What you should do – Extract everything from the first line through the line with "plt.rcParams['mathtext.default'] = 'regular'", both ends included, except for any pictures.

START Data block

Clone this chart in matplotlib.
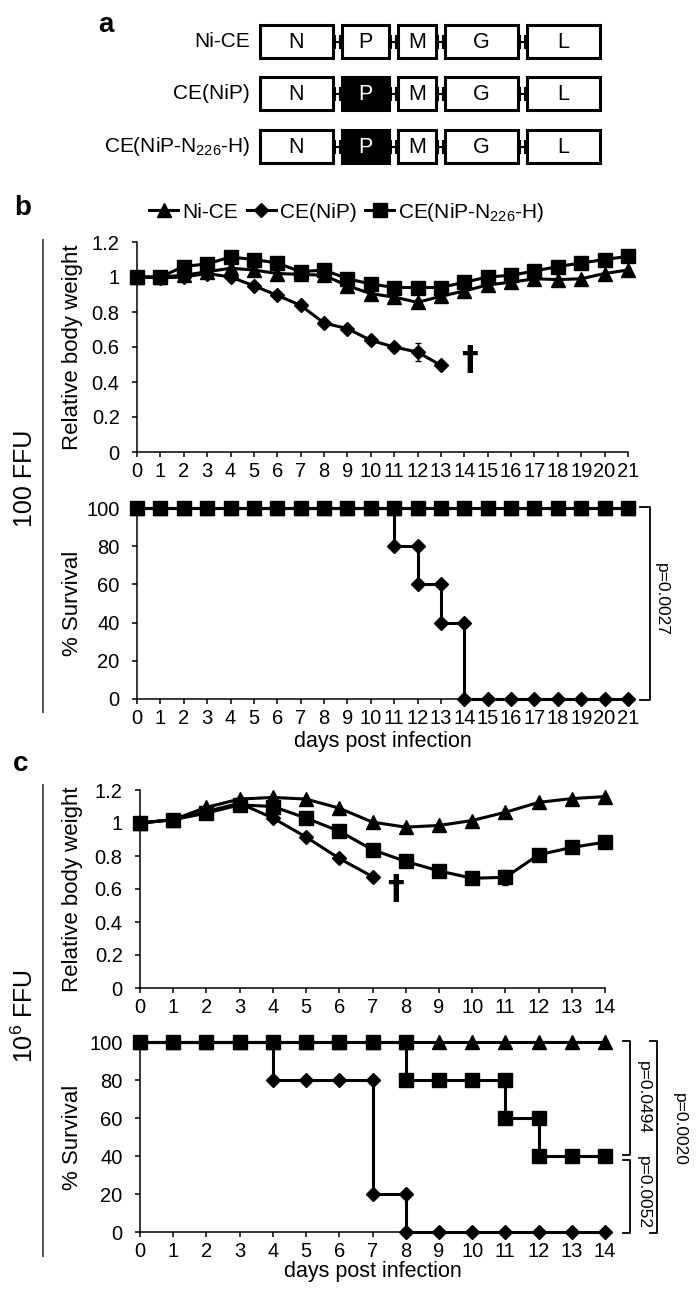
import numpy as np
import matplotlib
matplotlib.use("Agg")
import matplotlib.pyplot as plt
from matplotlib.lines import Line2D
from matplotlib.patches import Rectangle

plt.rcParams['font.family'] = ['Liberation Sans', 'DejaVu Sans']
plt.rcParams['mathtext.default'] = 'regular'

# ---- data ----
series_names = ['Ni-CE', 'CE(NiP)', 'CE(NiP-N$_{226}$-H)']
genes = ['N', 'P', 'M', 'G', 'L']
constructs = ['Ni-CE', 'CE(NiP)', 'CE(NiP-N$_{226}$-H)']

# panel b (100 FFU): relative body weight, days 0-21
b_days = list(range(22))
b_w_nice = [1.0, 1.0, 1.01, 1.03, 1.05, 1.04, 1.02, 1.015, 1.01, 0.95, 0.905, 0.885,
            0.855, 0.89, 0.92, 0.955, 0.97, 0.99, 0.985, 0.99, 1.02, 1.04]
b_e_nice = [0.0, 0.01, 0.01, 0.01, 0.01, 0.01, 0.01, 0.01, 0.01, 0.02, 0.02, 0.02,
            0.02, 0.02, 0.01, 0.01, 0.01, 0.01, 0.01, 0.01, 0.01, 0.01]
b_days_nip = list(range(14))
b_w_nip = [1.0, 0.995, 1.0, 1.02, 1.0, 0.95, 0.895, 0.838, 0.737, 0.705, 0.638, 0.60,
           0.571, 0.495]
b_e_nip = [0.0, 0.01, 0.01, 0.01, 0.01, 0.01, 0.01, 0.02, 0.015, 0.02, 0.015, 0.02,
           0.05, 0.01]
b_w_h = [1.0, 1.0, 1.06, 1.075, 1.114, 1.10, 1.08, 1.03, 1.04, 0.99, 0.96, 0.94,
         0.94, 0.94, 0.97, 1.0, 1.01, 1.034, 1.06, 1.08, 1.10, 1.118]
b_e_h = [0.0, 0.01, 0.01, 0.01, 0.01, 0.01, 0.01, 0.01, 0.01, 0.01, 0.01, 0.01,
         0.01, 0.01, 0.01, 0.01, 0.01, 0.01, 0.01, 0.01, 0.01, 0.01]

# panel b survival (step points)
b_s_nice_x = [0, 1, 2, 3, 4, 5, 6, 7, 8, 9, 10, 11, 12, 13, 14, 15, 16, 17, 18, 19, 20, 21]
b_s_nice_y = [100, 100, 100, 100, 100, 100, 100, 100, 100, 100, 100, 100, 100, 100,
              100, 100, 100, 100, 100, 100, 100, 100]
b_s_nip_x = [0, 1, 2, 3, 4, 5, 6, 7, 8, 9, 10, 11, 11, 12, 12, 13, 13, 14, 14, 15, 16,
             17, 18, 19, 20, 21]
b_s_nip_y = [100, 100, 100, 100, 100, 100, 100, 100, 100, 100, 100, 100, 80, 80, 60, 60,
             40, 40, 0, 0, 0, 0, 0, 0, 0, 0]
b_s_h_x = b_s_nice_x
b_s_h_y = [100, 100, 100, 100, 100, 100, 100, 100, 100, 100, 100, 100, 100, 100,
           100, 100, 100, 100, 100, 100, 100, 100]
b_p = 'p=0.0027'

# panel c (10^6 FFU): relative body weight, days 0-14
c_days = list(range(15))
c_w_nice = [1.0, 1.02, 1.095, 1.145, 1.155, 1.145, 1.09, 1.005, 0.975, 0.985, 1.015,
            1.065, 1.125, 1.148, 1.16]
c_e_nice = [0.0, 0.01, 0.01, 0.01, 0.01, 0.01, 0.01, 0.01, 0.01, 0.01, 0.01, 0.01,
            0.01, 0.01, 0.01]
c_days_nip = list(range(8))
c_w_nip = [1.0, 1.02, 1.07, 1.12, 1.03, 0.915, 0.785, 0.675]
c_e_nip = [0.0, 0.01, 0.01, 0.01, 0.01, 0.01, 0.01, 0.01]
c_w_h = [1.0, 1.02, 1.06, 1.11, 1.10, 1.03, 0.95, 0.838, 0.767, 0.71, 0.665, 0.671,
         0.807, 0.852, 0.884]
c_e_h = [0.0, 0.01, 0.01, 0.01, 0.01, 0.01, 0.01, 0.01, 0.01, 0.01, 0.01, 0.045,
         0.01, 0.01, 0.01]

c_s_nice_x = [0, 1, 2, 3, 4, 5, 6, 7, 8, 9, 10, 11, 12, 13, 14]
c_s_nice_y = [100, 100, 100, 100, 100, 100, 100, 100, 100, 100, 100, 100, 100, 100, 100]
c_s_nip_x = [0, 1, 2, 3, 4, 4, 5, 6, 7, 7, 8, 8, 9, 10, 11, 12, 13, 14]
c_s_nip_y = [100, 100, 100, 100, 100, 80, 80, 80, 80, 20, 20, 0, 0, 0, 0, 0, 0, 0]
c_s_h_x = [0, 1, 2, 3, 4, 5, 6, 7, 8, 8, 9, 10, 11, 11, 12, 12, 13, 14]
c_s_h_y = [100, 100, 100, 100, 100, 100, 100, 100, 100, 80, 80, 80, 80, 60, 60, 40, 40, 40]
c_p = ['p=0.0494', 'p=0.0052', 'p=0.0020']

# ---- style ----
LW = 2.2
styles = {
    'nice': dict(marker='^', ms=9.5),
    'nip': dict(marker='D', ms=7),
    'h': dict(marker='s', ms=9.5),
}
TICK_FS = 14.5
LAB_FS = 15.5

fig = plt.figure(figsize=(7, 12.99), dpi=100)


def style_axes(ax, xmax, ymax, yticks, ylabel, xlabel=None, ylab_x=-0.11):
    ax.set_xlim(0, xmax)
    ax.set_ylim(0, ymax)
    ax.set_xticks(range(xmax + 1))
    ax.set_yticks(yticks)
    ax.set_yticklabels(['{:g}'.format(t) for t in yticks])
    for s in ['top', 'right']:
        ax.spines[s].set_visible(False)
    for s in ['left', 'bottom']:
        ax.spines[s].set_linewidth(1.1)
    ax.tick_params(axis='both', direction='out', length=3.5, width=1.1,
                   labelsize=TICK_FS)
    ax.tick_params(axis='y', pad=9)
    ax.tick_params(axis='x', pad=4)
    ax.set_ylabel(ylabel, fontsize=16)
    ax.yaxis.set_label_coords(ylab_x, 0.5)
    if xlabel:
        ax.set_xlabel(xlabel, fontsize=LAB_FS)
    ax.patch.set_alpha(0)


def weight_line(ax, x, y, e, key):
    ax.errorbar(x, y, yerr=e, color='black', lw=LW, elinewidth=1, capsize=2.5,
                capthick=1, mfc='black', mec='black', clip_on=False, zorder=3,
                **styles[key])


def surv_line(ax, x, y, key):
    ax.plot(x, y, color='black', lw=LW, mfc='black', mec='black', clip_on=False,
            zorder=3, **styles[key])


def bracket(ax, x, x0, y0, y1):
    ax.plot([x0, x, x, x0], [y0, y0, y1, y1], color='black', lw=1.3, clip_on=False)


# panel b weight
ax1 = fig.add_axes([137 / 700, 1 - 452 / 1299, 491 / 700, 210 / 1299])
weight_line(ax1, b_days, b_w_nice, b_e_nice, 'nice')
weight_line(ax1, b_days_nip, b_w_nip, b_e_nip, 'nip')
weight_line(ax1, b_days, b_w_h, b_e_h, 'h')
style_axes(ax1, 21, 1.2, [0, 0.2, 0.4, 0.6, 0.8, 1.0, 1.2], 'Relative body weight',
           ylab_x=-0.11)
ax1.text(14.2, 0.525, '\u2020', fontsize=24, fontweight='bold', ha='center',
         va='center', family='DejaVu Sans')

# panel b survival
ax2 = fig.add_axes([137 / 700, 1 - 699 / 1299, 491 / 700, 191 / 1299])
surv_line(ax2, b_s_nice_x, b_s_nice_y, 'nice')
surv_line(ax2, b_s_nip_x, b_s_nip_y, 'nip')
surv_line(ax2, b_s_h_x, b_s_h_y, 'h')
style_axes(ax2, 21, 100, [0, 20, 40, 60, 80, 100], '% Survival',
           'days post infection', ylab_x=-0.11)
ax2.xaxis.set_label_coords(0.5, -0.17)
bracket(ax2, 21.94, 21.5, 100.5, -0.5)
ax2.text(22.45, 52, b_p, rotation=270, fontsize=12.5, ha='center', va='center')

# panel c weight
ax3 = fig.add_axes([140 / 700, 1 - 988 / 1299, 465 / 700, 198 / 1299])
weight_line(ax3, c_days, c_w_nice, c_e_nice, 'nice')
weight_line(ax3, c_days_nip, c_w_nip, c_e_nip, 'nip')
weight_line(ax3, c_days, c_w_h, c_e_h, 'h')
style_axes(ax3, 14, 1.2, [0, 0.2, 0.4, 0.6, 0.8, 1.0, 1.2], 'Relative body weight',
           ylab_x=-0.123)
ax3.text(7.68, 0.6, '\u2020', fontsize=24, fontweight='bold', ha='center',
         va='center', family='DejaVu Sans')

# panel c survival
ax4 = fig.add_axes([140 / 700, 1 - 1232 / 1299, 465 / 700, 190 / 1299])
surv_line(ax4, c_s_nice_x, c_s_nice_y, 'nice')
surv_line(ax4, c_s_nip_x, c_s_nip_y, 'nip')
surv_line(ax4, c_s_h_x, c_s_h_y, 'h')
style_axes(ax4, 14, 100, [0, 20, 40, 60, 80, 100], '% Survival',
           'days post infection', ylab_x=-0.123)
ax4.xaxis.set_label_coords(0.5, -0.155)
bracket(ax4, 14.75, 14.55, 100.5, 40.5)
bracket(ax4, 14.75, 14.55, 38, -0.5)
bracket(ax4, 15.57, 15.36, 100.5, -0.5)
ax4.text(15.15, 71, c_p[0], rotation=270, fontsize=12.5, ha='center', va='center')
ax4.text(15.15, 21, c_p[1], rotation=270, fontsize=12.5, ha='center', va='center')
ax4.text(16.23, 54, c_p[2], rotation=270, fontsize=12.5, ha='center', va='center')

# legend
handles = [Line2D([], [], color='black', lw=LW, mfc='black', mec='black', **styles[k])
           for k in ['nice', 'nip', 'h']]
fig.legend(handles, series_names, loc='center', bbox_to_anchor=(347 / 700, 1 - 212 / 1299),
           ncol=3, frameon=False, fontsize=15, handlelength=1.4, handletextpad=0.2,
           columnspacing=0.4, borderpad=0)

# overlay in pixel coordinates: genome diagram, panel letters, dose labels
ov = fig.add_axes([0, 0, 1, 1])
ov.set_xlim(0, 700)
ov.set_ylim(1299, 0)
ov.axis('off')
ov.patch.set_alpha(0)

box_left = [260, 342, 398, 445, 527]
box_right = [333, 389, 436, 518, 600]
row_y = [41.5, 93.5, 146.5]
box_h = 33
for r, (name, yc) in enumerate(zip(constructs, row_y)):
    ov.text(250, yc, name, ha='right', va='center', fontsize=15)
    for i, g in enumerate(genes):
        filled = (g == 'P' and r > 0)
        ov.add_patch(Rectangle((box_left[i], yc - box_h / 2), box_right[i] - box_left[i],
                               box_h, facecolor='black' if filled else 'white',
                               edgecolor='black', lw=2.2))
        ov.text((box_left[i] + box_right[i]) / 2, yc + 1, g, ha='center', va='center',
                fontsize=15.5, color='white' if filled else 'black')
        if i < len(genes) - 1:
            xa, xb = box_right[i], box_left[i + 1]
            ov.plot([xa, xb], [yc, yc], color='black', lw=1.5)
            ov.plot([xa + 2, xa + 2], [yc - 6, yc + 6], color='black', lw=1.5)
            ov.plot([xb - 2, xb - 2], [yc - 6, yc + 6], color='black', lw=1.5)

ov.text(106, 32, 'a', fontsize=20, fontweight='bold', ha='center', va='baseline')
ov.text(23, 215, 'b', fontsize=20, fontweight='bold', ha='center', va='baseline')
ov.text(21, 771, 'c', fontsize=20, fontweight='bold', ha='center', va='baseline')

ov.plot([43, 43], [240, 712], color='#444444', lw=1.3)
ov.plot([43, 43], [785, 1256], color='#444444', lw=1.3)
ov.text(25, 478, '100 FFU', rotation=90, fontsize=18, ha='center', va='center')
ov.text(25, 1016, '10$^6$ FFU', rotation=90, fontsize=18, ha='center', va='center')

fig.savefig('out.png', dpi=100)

END Data block

Task solution –
Clone this chart in matplotlib.
import numpy as np
import matplotlib
matplotlib.use("Agg")
import matplotlib.pyplot as plt
from matplotlib.lines import Line2D
from matplotlib.patches import Rectangle

plt.rcParams['font.family'] = ['Liberation Sans', 'DejaVu Sans']
plt.rcParams['mathtext.default'] = 'regular'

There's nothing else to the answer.